El último error de Manuel Zelaya Rosales, fue amenazar con carabina vacía. Consiguió un acuerdo, que no se produjo básicamente por él, sino por legitimar las elecciones presidenciales de este mes, y se puso a emplazar sin tener influencia en la instancia facultada para aportar la solución: el Congreso Nacional de Honduras.
La salida al conflicto partió del reconocimiento de que, buena o mala, la defenestración había sido institucional, y su saldo debió tomar el mismo carril. Roberto Micheletti no amaneció proclamándose presidente, lo designó el Congreso, invocando una decisión de la Corte Suprema, y por lo tanto una de estas dos entidades debía ser la vía para revocar lo decidido. El Gobierno propuso la Justicia, Zelaya el Congreso, y ésta fue la acogida en el acuerdo.
Pero después de haber puesto las cosas en manos de quienes lo habían destituido a unanimidad, Zelaya los emplazó a que si a más tardar no decidían el jueves que ya pasó, él daría por roto el acuerdo y no reconocería las elecciones del día 29.
Se las puso cómoda, porque ellos saben que a Melito le queda muy poco por hacer, y que no es verdad que la comunidad internacional va a mantener a Honduras en el ostracismo por los siglos de los siglos.
El presidente de hecho se comprometió a hacer renunciar a su gabinete e integrar uno de unidad nacional y a respetar la decisión que tome el Congreso, pero el Legislativo no se ha reunido, aunque Micheletti, por lo menos en apariencia, hizo el esfuerzo por honrar su parte.
Estados Unidos, quien propició el entendimiento que Zelaya da por fracasado, ha planteado que la solución queda como asunto interno de los hondureños y aceptará los resultados de las elecciones.
En conclusión: Zelaya no vuelve a la presidencia de Honduras, y la presión internacional se hará más débil.
Su regreso y su refugio en la Embajada de Brasil se concibieron bajo el supuesto de que desatarían un movimiento de masas. Hubo concentraciones, pero nada similar a la situación que se pretendió crear.
Hubo entendimiento porque Estados Unidos persuadió al candidato con mejores posibilidades de que se allanara un camino de entendimiento con la comunidad internacional, comprometiendo el voto de sus legisladores con la decisión de restituir la normalidad, pero no hay un sentimiento que sea más fuerte en la clase política de Honduras que el de impedir que Zelaya se salga con la suya, volviéndose a sentar, aunque sea por unos minutos, en la silla presidencial.

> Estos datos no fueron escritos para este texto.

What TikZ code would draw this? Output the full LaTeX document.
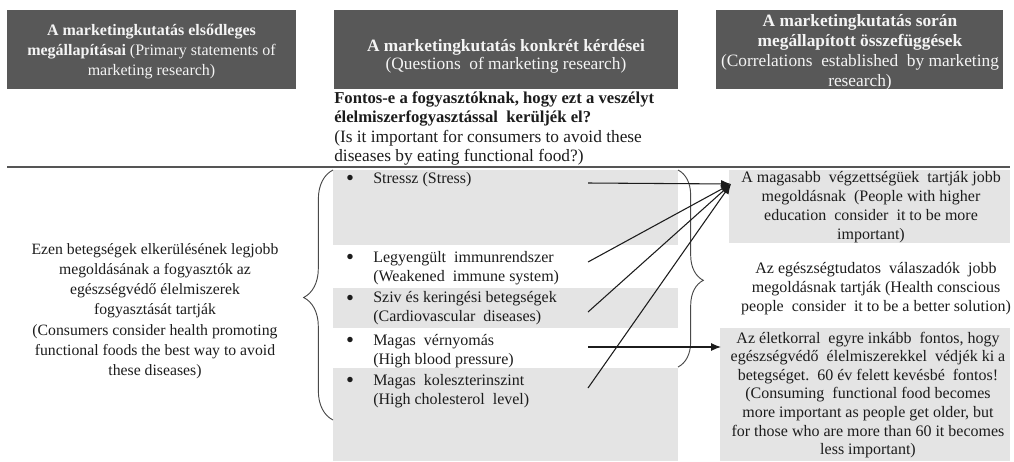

La oposición más dura a una salida que implique la vuelta provisional de Zelaya a la presidencia son los diputados del partido que lo llevó al poder. La estrategia de los que gestaron la destitución fue resistir hasta elecciones, y lo lograron.
La moraleja es penosa, si deja abierta la posibilidad de que militares quieran repetir en Honduras o en otro lugar la historia de ir a buscar a su hogar de madrugada a un presidente que no les simpatice, y arrojarlo en otro país. Eso no lo apoya ninguna mente sensata.
La lección debe ser producir mecanismos institucionales para sancionar a cualquier mandatario que repita lo que hizo Zelaya: pisotear descaradamente la institucionalidad para pretender imponer sus caprichos.